Everything from the first line down to the line containing "plt.rcParams['mathtext.default'] = 'regular'" is to be retyped exactly, both ends included, with pictures left out.
■ ■ ■
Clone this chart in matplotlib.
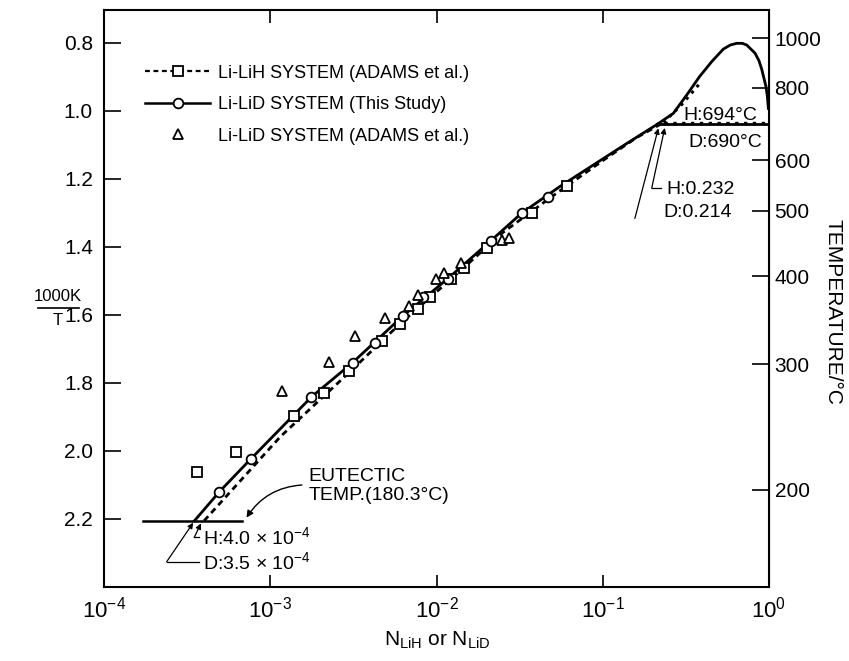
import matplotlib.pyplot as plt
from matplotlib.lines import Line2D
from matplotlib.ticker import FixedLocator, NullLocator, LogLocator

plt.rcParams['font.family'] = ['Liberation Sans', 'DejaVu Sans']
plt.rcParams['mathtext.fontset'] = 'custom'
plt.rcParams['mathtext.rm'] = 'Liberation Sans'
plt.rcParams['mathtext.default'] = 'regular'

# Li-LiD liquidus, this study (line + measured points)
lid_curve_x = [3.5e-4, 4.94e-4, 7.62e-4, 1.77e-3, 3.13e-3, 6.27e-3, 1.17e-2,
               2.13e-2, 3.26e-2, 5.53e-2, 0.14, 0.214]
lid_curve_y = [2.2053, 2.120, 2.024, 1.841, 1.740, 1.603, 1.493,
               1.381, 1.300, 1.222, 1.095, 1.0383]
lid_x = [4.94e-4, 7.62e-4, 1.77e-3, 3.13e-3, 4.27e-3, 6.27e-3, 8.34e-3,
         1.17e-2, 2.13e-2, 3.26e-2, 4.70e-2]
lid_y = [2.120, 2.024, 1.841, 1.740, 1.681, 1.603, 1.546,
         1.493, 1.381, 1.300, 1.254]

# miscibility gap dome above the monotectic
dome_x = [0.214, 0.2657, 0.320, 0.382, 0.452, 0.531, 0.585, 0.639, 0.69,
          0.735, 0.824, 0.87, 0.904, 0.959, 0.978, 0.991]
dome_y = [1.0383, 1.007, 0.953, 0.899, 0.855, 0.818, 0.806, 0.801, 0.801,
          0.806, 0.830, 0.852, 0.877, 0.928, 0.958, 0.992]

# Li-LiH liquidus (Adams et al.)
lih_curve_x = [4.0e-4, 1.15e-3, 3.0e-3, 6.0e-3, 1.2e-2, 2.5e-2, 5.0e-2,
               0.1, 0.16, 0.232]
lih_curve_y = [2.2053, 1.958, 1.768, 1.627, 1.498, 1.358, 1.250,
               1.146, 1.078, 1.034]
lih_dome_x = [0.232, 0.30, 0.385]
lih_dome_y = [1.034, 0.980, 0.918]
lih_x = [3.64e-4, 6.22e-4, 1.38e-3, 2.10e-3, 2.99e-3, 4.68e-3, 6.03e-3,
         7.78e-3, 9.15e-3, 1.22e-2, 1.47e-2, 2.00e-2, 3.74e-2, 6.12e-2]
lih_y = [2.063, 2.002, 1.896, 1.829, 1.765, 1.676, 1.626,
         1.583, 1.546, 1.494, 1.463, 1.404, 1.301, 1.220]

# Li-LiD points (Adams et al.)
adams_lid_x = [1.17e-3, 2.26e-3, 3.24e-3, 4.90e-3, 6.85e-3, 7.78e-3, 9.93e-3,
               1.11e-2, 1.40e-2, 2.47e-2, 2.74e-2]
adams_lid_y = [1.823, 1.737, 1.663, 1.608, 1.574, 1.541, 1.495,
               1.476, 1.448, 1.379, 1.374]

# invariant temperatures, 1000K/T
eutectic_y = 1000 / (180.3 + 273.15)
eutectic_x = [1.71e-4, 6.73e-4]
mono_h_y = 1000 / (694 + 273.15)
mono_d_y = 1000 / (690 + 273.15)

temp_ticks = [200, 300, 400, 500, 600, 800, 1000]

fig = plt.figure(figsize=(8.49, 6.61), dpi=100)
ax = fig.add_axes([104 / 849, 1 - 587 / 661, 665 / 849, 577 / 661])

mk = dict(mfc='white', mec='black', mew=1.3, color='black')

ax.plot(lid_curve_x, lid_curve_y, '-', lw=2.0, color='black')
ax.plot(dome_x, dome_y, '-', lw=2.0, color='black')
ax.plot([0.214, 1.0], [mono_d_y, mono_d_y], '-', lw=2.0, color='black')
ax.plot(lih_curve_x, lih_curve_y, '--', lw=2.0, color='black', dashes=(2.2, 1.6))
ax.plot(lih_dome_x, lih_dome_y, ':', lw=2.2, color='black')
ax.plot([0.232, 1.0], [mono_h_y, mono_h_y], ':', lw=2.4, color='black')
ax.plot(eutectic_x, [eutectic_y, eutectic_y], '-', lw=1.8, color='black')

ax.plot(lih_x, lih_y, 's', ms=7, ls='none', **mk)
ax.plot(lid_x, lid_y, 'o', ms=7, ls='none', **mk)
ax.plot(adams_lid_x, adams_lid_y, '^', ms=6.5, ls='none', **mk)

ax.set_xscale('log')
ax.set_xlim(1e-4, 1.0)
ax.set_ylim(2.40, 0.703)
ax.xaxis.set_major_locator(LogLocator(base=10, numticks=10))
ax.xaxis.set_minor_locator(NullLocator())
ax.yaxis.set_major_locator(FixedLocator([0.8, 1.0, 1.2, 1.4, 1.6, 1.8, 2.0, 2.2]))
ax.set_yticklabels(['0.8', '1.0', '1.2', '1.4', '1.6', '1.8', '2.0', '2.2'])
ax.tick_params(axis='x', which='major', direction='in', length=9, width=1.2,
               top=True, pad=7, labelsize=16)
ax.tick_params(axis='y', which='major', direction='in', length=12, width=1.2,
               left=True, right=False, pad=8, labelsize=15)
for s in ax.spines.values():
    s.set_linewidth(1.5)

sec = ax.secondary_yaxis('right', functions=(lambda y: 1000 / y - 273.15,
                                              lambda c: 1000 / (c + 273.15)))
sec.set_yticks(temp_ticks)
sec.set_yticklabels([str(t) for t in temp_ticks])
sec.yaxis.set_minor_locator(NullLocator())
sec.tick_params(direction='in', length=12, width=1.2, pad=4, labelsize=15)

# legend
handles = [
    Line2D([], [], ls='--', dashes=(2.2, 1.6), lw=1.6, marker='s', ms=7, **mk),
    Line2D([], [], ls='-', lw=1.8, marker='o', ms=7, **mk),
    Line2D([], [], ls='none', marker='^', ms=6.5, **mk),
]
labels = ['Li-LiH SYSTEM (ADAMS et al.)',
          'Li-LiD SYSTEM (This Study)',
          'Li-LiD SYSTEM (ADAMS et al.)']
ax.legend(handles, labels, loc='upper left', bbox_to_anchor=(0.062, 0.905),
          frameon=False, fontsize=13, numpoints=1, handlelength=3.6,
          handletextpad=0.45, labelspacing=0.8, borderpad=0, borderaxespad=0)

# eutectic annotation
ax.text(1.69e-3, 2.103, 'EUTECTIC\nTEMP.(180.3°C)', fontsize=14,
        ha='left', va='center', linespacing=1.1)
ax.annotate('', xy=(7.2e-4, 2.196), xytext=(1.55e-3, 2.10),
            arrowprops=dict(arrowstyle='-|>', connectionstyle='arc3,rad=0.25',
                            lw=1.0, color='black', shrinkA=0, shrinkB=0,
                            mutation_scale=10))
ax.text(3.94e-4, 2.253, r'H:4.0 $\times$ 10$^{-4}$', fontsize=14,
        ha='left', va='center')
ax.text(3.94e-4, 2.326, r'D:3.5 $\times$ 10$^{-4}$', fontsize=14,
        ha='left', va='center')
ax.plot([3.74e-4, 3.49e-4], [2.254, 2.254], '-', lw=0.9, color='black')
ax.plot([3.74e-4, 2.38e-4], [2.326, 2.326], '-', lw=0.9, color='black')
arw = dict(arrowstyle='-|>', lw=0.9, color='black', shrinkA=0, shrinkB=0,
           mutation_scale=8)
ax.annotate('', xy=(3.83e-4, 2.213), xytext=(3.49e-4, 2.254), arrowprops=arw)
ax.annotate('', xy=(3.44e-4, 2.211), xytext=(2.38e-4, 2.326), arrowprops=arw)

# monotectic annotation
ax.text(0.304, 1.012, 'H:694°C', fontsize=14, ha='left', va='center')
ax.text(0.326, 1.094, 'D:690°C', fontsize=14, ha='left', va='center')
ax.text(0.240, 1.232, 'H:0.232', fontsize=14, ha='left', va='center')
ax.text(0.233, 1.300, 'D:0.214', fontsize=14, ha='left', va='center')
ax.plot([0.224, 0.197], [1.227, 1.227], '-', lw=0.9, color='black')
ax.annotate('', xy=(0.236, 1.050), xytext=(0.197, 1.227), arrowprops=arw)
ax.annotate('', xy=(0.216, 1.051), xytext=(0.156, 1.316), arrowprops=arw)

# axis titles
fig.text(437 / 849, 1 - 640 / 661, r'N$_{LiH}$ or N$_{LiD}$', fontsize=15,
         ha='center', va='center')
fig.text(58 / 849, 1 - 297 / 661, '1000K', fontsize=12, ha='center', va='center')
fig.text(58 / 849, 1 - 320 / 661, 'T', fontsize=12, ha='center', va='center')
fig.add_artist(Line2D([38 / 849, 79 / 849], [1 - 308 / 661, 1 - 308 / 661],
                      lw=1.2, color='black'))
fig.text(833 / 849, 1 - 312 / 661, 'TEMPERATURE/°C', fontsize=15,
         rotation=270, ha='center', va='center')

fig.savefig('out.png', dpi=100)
■ ■ ■
**Written response**
Clone this chart in matplotlib.
import matplotlib.pyplot as plt
from matplotlib.lines import Line2D
from matplotlib.ticker import FixedLocator, NullLocator, LogLocator

plt.rcParams['font.family'] = ['Liberation Sans', 'DejaVu Sans']
plt.rcParams['mathtext.fontset'] = 'custom'
plt.rcParams['mathtext.rm'] = 'Liberation Sans'
plt.rcParams['mathtext.default'] = 'regular'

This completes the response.